Milford had earlier answered other questions about EMFs by telling the crowd he would provide information to Mayor Laura Hamilton. She said shewould post all his information - not just information about EMFs - as soon as he got it to her.

Council member Gary Blackburn drew applause and calls of “Amen,” after he offered an emotional explanation of why SWEPCO faces opposition.

“I studied the map, saw the location of the lines in proximity to our school. I became concerned. I want to tell you about this community. Spending half my life here I understand this.

Let me tell you, some 15 years ago they were going to move our school to Rogers - lack of space, lack of space. People of this community, a group of men, borrowed $150,000, signed themselves, took the money.

And they added on to the school.

“Those men never had to make a payment because people in this room held fundraisers, bake sales, paid it off.... Everyone here has an interest in that school.

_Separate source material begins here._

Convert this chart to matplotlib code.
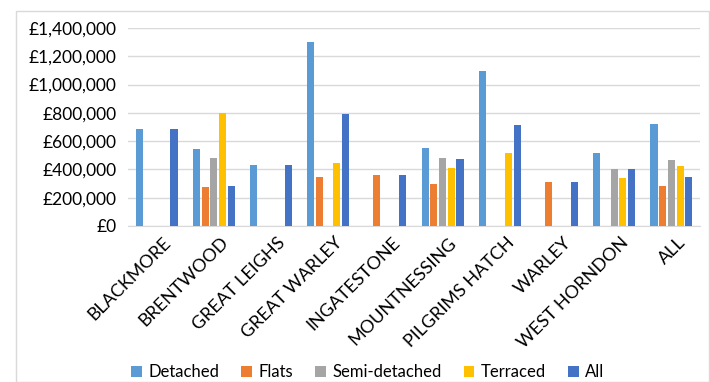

How many places do you know where the people got together and built their own school?

“This council passed an ordinance, I’d say unique in Arkansas and maybe the nation: You cannot buy a bottle of beer or wine in Garfield before 8 a.m. and between 2 and 4 (p.m.) when our kids are on those school buses.

That’s an extraordinary effort on the part of this council to protect the health interest in that school.

“I’ll tell you straight out,” Blackburn said, “this community won’t sit back and accept hypothetical answers - like no evidence it’ll cost our kids. Just like there’s not documented evidence someone drinking beer won’t drive up the road and hit one of our kids.

“There are other places you can put those lines,” Blackburn said. “Other places.”